The thing that Morris will miss the most is studying the Bible and trying to present to the congregation, in a teaching or preaching format, the things it seems God is trying to say in His word. And although he will no longer be the senior pastor at First Baptist, Morris knows that the friendships he has made over the last two decades will continue after he retires.
"When you have been in a place for 20 years, the folks in the congregation become your good friends," Morris said. "I'm leaving my active involvement here, but I'm not leaving the community or saying goodbye to all these friendships. I'm looking forward to having a new relationship with the First Baptist Church."
Like father, like son
Although Morris will be leaving First Baptist Church, that doesn't mean a Morris won't be leading the congregation going forward. According to Morris, his son, Craig Morris, will be taking over for his father starting July 1.

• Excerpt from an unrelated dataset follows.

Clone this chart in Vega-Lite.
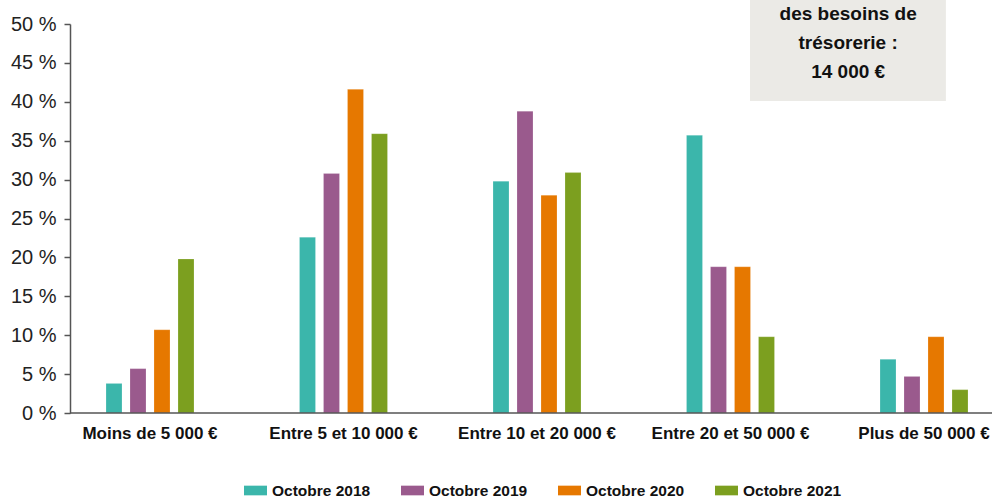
{
  "$schema": "https://vega.github.io/schema/vega-lite/v6.json",
  "width": 922,
  "height": 389,
  "autosize": {"type": "none"},
  "padding": {"left": 70, "top": 24, "right": 0, "bottom": 86},
  "background": "white",
  "config": {
    "view": {"stroke": null},
    "font": "Liberation Sans, Arial, sans-serif"
  },
  "layer": [
    {
      "data": {"values": [
        {"tranche": "Moins de 5 000 €", "annee": "Octobre 2018", "valeur": 3.8},
        {"tranche": "Moins de 5 000 €", "annee": "Octobre 2019", "valeur": 5.7},
        {"tranche": "Moins de 5 000 €", "annee": "Octobre 2020", "valeur": 10.7},
        {"tranche": "Moins de 5 000 €", "annee": "Octobre 2021", "valeur": 19.8},
        {"tranche": "Entre 5 et 10 000 €", "annee": "Octobre 2018", "valeur": 22.6},
        {"tranche": "Entre 5 et 10 000 €", "annee": "Octobre 2019", "valeur": 30.8},
        {"tranche": "Entre 5 et 10 000 €", "annee": "Octobre 2020", "valeur": 41.6},
        {"tranche": "Entre 5 et 10 000 €", "annee": "Octobre 2021", "valeur": 35.9},
        {"tranche": "Entre 10 et 20 000 €", "annee": "Octobre 2018", "valeur": 29.8},
        {"tranche": "Entre 10 et 20 000 €", "annee": "Octobre 2019", "valeur": 38.8},
        {"tranche": "Entre 10 et 20 000 €", "annee": "Octobre 2020", "valeur": 28.0},
        {"tranche": "Entre 10 et 20 000 €", "annee": "Octobre 2021", "valeur": 30.9},
        {"tranche": "Entre 20 et 50 000 €", "annee": "Octobre 2018", "valeur": 35.7},
        {"tranche": "Entre 20 et 50 000 €", "annee": "Octobre 2019", "valeur": 18.8},
        {"tranche": "Entre 20 et 50 000 €", "annee": "Octobre 2020", "valeur": 18.8},
        {"tranche": "Entre 20 et 50 000 €", "annee": "Octobre 2021", "valeur": 9.8},
        {"tranche": "Plus de 50 000 €", "annee": "Octobre 2018", "valeur": 6.9},
        {"tranche": "Plus de 50 000 €", "annee": "Octobre 2019", "valeur": 4.7},
        {"tranche": "Plus de 50 000 €", "annee": "Octobre 2020", "valeur": 9.8},
        {"tranche": "Plus de 50 000 €", "annee": "Octobre 2021", "valeur": 3.0}
      ]},
      "mark": {"type": "bar", "stroke": "white", "strokeOpacity": 0.4, "strokeWidth": 0.5},
      "encoding": {
        "x": {
          "field": "tranche", "type": "nominal",
          "sort": ["Moins de 5 000 €", "Entre 5 et 10 000 €", "Entre 10 et 20 000 €", "Entre 20 et 50 000 €", "Plus de 50 000 €"],
          "scale": {"range": [-16.75, 950.75], "paddingInner": 0, "paddingOuter": 0},
          "axis": {"title": null, "domain": false, "ticks": false, "labelAngle": 0, "labelFontSize": 17, "labelFontWeight": "bold", "labelPadding": 12, "labelColor": "#111111", "labelOverlap": false, "labelBound": false, "labelFlush": false}
        },
        "xOffset": {"field": "annee", "type": "nominal", "scale": {"range": [52.75, 140.75], "paddingInner": 0.3333, "paddingOuter": 0}},
        "y": {
          "field": "valeur", "type": "quantitative",
          "scale": {"domain": [0, 50], "nice": false},
          "axis": {"title": null, "grid": false, "values": [0, 5, 10, 15, 20, 25, 30, 35, 40, 45, 50], "labelOverlap": false, "labelSeparation": 0, "labelExpr": "datum.value + ' %'", "domainColor": "#555555", "domainWidth": 1.5, "tickColor": "#555555", "tickWidth": 1.5, "tickSize": 6, "labelFontSize": 20, "labelColor": "#222222", "labelPadding": 8}
        },
        "color": {
          "field": "annee", "type": "nominal",
          "scale": {"domain": ["Octobre 2018", "Octobre 2019", "Octobre 2020", "Octobre 2021"], "range": ["#3BB6AB", "#9A5A8D", "#E67800", "#7C9F1F"]},
          "legend": {"title": null, "orient": "none", "legendX": 174, "legendY": 455, "direction": "horizontal", "symbolType": "M-1,-0.42H1V0.42H-1Z", "symbolSize": 529, "symbolStrokeWidth": 0, "labelFontSize": 15.5, "labelFontWeight": "bold", "labelColor": "#111111", "labelOffset": 5, "columnPadding": 30}
        }
      }
    },
    {
      "data": {"values": [{"zero": 0}]},
      "mark": {"type": "rule", "color": "#555555", "strokeWidth": 1.5},
      "encoding": {"y": {"field": "zero", "type": "quantitative", "scale": {"domain": [0, 50], "nice": false}, "axis": null}}
    },
    {
      "data": {"values": [{"x1": 73.75, "x2": 95.0, "y1": 40.1, "y2": 53.1}]},
      "mark": {"type": "rect", "color": "#EBEAE6"},
      "encoding": {
        "x": {"field": "x1", "type": "quantitative", "scale": {"domain": [0, 100], "nice": false}, "axis": null},
        "x2": {"field": "x2"},
        "y": {"field": "y1", "type": "quantitative", "scale": {"domain": [0, 50], "nice": false}, "axis": null},
        "y2": {"field": "y2"}
      }
    },
    {
      "data": {"values": [{"xm": 84.4, "ym": 51.3, "texte": ["des besoins de", "trésorerie :", "14 000 €"]}]},
      "mark": {"type": "text", "fontSize": 19, "fontWeight": "bold", "color": "#111111", "align": "center", "baseline": "middle", "lineHeight": 29},
      "encoding": {
        "x": {"field": "xm", "type": "quantitative", "scale": {"domain": [0, 100], "nice": false}, "axis": null},
        "y": {"field": "ym", "type": "quantitative", "scale": {"domain": [0, 50], "nice": false}, "axis": null},
        "text": {"field": "texte"}
      }
    }
  ],
  "resolve": {"scale": {"x": "independent"}, "axis": {"y": "independent"}}
}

"Who would have ever guessed that my son would end up being the next pastor here, " Morris said. "The whole journey with the Lord has been a bit of a big mystery to me. I've never been able to figure out anything. I'm confident in what I believe about Him and the scriptures, but the twists and the turns and the way that He works has always been much more known to him than to me. "
About a year and a half ago, Morris let the church know that he was looking to retire.
"I just really felt that the Lord was giving me a sense of release from this senior pastor ministry and a personal sense of completing what He wanted me to do," Morris said. "I thought, at that time, that it would be good for the church to begin a search for new leadership."
Early in the process, Craig — who was serving a church in Florida at the time — put his name in for the position. However, after some initial conversations, Craig felt like, at that point, the position wasn't something the Lord wanted him to pursue.
"The search committee went through many resumes and candidates, and had some second or third interviews with folks, but God just didn't bring anything together," Morris said. "Just a few months ago, my son felt like God prompted him to re-submit his interest for the position and things just seemed to come together very quickly from there.
"Although I will still be living in the area, I want to make sure I'm giving Craig enough space to chart his own course. I look forward to supporting him."